* START *

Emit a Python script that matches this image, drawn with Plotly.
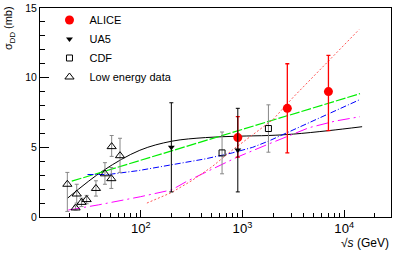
import plotly.graph_objects as go

# ---------------- data ----------------
alice_x = [900, 2760, 7000]
alice_y = [5.7, 7.8, 9.0]
alice_eplus = [1.5, 3.2, 2.6]
alice_eminus = [1.4, 3.2, 2.8]

ua5_x = [200, 900]
ua5_y = [5.0, 4.8]
ua5_err = [3.2, 3.0]

cdf_x = [630, 1800]
cdf_y = [4.6, 6.35]
cdf_err = [1.5, 1.7]

low_x = [19.0, 22.9, 23.5, 26.2, 29.4, 36.3, 44.5, 51.4, 51.8, 62.6]
low_y = [2.35, 0.65, 1.65, 1.05, 1.25, 2.05, 3.1, 2.75, 5.05, 4.4]
low_eplus = [0.85, 0.15, 0.7, 0.3, 0.3, 0.55, 0.8, 0.8, 0.8, 1.25]
low_eminus = [1.95, 0.15, 0.65, 0.3, 0.3, 0.55, 0.75, 0.7, 0.7, 1.2]

# model curves (sqrt(s) in GeV, sigma_DD in mb)
black_x = [19, 43, 98, 202, 432, 912, 1820, 3160, 7060, 15000]
black_y = [1.34, 3.34, 4.79, 5.44, 5.70, 5.80, 5.85, 5.95, 6.20, 6.48]

green_x = [21, 14300]
green_y = [2.57, 8.85]

blue_x = [30, 48, 95, 235, 430, 794, 1260, 1810, 3860, 7940, 14200]
blue_y = [3.05, 3.05, 3.33, 3.82, 4.17, 4.60, 5.00, 5.45, 6.55, 7.55, 8.42]

magenta_x = [19.4, 38.4, 100, 202, 282, 501, 883, 1810, 4510, 8220, 14300]
magenta_y = [0.50, 0.87, 1.46, 1.95, 2.55, 3.40, 4.29, 5.24, 6.41, 6.89, 7.20]

red_x = [115, 200, 316, 501, 794, 1260, 2000, 3160, 5010, 7940, 14000]
red_y = [1.0, 1.75, 2.6, 3.6, 4.8, 5.9, 7.0, 8.6, 10.1, 11.6, 13.45]

y_ticks = [0, 5, 10, 15]

FONT = "Liberation Sans, Arial, Helvetica, sans-serif"

fig = go.Figure()

# model lines
fig.add_trace(go.Scatter(x=black_x, y=black_y, mode="lines", showlegend=False,
                         line=dict(color="black", width=1), line_shape="spline"))
fig.add_trace(go.Scatter(x=green_x, y=green_y, mode="lines", showlegend=False,
                         line=dict(color="#00ee00", width=1.2, dash="10px,2px")))
fig.add_trace(go.Scatter(x=blue_x, y=blue_y, mode="lines", showlegend=False,
                         line=dict(color="#0000ff", width=1, dash="6px,2px,1px,2px")))
fig.add_trace(go.Scatter(x=magenta_x, y=magenta_y, mode="lines", showlegend=False,
                         line=dict(color="#ff00ff", width=1, dash="12px,4px,2px,4px")))
fig.add_trace(go.Scatter(x=red_x, y=red_y, mode="lines", showlegend=False,
                         line=dict(color="#ff5555", width=1, dash="2px,2px")))

# data
fig.add_trace(go.Scatter(
    x=alice_x, y=alice_y, mode="markers", name="ALICE",
    marker=dict(symbol="circle", size=9, color="#ff0000"),
    error_y=dict(type="data", symmetric=False, array=alice_eplus, arrayminus=alice_eminus,
                 color="#ff0000", thickness=1.3, width=2)))
fig.add_trace(go.Scatter(
    x=ua5_x, y=ua5_y, mode="markers", name="UA5",
    marker=dict(symbol="triangle-down", size=6, color="black"),
    error_y=dict(type="data", array=ua5_err, color="black", thickness=1, width=2)))
fig.add_trace(go.Scatter(
    x=cdf_x, y=cdf_y, mode="markers", name="CDF",
    marker=dict(symbol="square-open", size=6, color="black", line=dict(width=1)),
    error_y=dict(type="data", array=cdf_err, color="#888888", thickness=1, width=2)))
fig.add_trace(go.Scatter(
    x=low_x, y=low_y, mode="markers", name="Low energy data",
    marker=dict(symbol="triangle-up-open", size=8, color="black", line=dict(width=1)),
    error_y=dict(type="data", symmetric=False, array=low_eplus, arrayminus=low_eminus,
                 color="#888888", thickness=1, width=2)))

fig.update_layout(
    width=394, height=253,
    margin=dict(l=40, r=2, t=5, b=36),
    paper_bgcolor="white", plot_bgcolor="white",
    font=dict(family=FONT, size=10, color="black"),
    legend=dict(x=0.027, y=1.012, xanchor="left", yanchor="top",
                bgcolor="rgba(0,0,0,0)", borderwidth=0, tracegroupgap=0,
                font=dict(size=11)),
    annotations=[
        dict(text="σ<sub>DD</sub> (mb)", textangle=-90, xref="paper", yref="paper",
             x=-0.088, y=1.02, xanchor="center", yanchor="top", showarrow=False,
             font=dict(size=11)),
        dict(text="√<i>s</i> (GeV)", xref="paper", yref="paper",
             x=1.0, y=-0.123, xanchor="right", yanchor="middle", showarrow=False,
             font=dict(size=12)),
    ],
)

fig.update_xaxes(type="log", range=[1.01, 4.46], dtick=1, exponentformat="power",
                 showgrid=False, zeroline=False, showline=True, linecolor="black",
                 linewidth=1, mirror=True, ticks="inside", ticklen=7, tickcolor="black",
                 tickfont=dict(size=10.5),
                 minor=dict(ticks="inside", ticklen=4, dtick="D1", tickcolor="black",
                            showgrid=False))
fig.update_yaxes(range=[0, 15.0001], tickmode="array", tickvals=y_ticks,
                 ticktext=[str(v) for v in y_ticks], ticklabeloverflow="allow",
                 showgrid=False, zeroline=False,
                 showline=True, linecolor="black", linewidth=1, mirror=True,
                 ticks="inside", ticklen=9, tickcolor="black", tickfont=dict(size=10.5),
                 minor=dict(ticks="inside", ticklen=5, dtick=1, tickcolor="black",
                            showgrid=False))

fig.write_html("out.html", config={"displayModeBar": False},
               post_script="document.body.style.margin='0';document.body.style.overflow='hidden';")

* END *

Write the listing above out again exactly, dropping each image.

Emit a Python script that matches this image, drawn with Plotly.
import plotly.graph_objects as go

# ---------------- data ----------------
alice_x = [900, 2760, 7000]
alice_y = [5.7, 7.8, 9.0]
alice_eplus = [1.5, 3.2, 2.6]
alice_eminus = [1.4, 3.2, 2.8]

ua5_x = [200, 900]
ua5_y = [5.0, 4.8]
ua5_err = [3.2, 3.0]

cdf_x = [630, 1800]
cdf_y = [4.6, 6.35]
cdf_err = [1.5, 1.7]

low_x = [19.0, 22.9, 23.5, 26.2, 29.4, 36.3, 44.5, 51.4, 51.8, 62.6]
low_y = [2.35, 0.65, 1.65, 1.05, 1.25, 2.05, 3.1, 2.75, 5.05, 4.4]
low_eplus = [0.85, 0.15, 0.7, 0.3, 0.3, 0.55, 0.8, 0.8, 0.8, 1.25]
low_eminus = [1.95, 0.15, 0.65, 0.3, 0.3, 0.55, 0.75, 0.7, 0.7, 1.2]

# model curves (sqrt(s) in GeV, sigma_DD in mb)
black_x = [19, 43, 98, 202, 432, 912, 1820, 3160, 7060, 15000]
black_y = [1.34, 3.34, 4.79, 5.44, 5.70, 5.80, 5.85, 5.95, 6.20, 6.48]

green_x = [21, 14300]
green_y = [2.57, 8.85]

blue_x = [30, 48, 95, 235, 430, 794, 1260, 1810, 3860, 7940, 14200]
blue_y = [3.05, 3.05, 3.33, 3.82, 4.17, 4.60, 5.00, 5.45, 6.55, 7.55, 8.42]

magenta_x = [19.4, 38.4, 100, 202, 282, 501, 883, 1810, 4510, 8220, 14300]
magenta_y = [0.50, 0.87, 1.46, 1.95, 2.55, 3.40, 4.29, 5.24, 6.41, 6.89, 7.20]

red_x = [115, 200, 316, 501, 794, 1260, 2000, 3160, 5010, 7940, 14000]
red_y = [1.0, 1.75, 2.6, 3.6, 4.8, 5.9, 7.0, 8.6, 10.1, 11.6, 13.45]

y_ticks = [0, 5, 10, 15]

FONT = "Liberation Sans, Arial, Helvetica, sans-serif"

fig = go.Figure()

# model lines
fig.add_trace(go.Scatter(x=black_x, y=black_y, mode="lines", showlegend=False,
                         line=dict(color="black", width=1), line_shape="spline"))
fig.add_trace(go.Scatter(x=green_x, y=green_y, mode="lines", showlegend=False,
                         line=dict(color="#00ee00", width=1.2, dash="10px,2px")))
fig.add_trace(go.Scatter(x=blue_x, y=blue_y, mode="lines", showlegend=False,
                         line=dict(color="#0000ff", width=1, dash="6px,2px,1px,2px")))
fig.add_trace(go.Scatter(x=magenta_x, y=magenta_y, mode="lines", showlegend=False,
                         line=dict(color="#ff00ff", width=1, dash="12px,4px,2px,4px")))
fig.add_trace(go.Scatter(x=red_x, y=red_y, mode="lines", showlegend=False,
                         line=dict(color="#ff5555", width=1, dash="2px,2px")))

# data
fig.add_trace(go.Scatter(
    x=alice_x, y=alice_y, mode="markers", name="ALICE",
    marker=dict(symbol="circle", size=9, color="#ff0000"),
    error_y=dict(type="data", symmetric=False, array=alice_eplus, arrayminus=alice_eminus,
                 color="#ff0000", thickness=1.3, width=2)))
fig.add_trace(go.Scatter(
    x=ua5_x, y=ua5_y, mode="markers", name="UA5",
    marker=dict(symbol="triangle-down", size=6, color="black"),
    error_y=dict(type="data", array=ua5_err, color="black", thickness=1, width=2)))
fig.add_trace(go.Scatter(
    x=cdf_x, y=cdf_y, mode="markers", name="CDF",
    marker=dict(symbol="square-open", size=6, color="black", line=dict(width=1)),
    error_y=dict(type="data", array=cdf_err, color="#888888", thickness=1, width=2)))
fig.add_trace(go.Scatter(
    x=low_x, y=low_y, mode="markers", name="Low energy data",
    marker=dict(symbol="triangle-up-open", size=8, color="black", line=dict(width=1)),
    error_y=dict(type="data", symmetric=False, array=low_eplus, arrayminus=low_eminus,
                 color="#888888", thickness=1, width=2)))

fig.update_layout(
    width=394, height=253,
    margin=dict(l=40, r=2, t=5, b=36),
    paper_bgcolor="white", plot_bgcolor="white",
    font=dict(family=FONT, size=10, color="black"),
    legend=dict(x=0.027, y=1.012, xanchor="left", yanchor="top",
                bgcolor="rgba(0,0,0,0)", borderwidth=0, tracegroupgap=0,
                font=dict(size=11)),
    annotations=[
        dict(text="σ<sub>DD</sub> (mb)", textangle=-90, xref="paper", yref="paper",
             x=-0.088, y=1.02, xanchor="center", yanchor="top", showarrow=False,
             font=dict(size=11)),
        dict(text="√<i>s</i> (GeV)", xref="paper", yref="paper",
             x=1.0, y=-0.123, xanchor="right", yanchor="middle", showarrow=False,
             font=dict(size=12)),
    ],
)

fig.update_xaxes(type="log", range=[1.01, 4.46], dtick=1, exponentformat="power",
                 showgrid=False, zeroline=False, showline=True, linecolor="black",
                 linewidth=1, mirror=True, ticks="inside", ticklen=7, tickcolor="black",
                 tickfont=dict(size=10.5),
                 minor=dict(ticks="inside", ticklen=4, dtick="D1", tickcolor="black",
                            showgrid=False))
fig.update_yaxes(range=[0, 15.0001], tickmode="array", tickvals=y_ticks,
                 ticktext=[str(v) for v in y_ticks], ticklabeloverflow="allow",
                 showgrid=False, zeroline=False,
                 showline=True, linecolor="black", linewidth=1, mirror=True,
                 ticks="inside", ticklen=9, tickcolor="black", tickfont=dict(size=10.5),
                 minor=dict(ticks="inside", ticklen=5, dtick=1, tickcolor="black",
                            showgrid=False))

fig.write_html("out.html", config={"displayModeBar": False},
               post_script="document.body.style.margin='0';document.body.style.overflow='hidden';")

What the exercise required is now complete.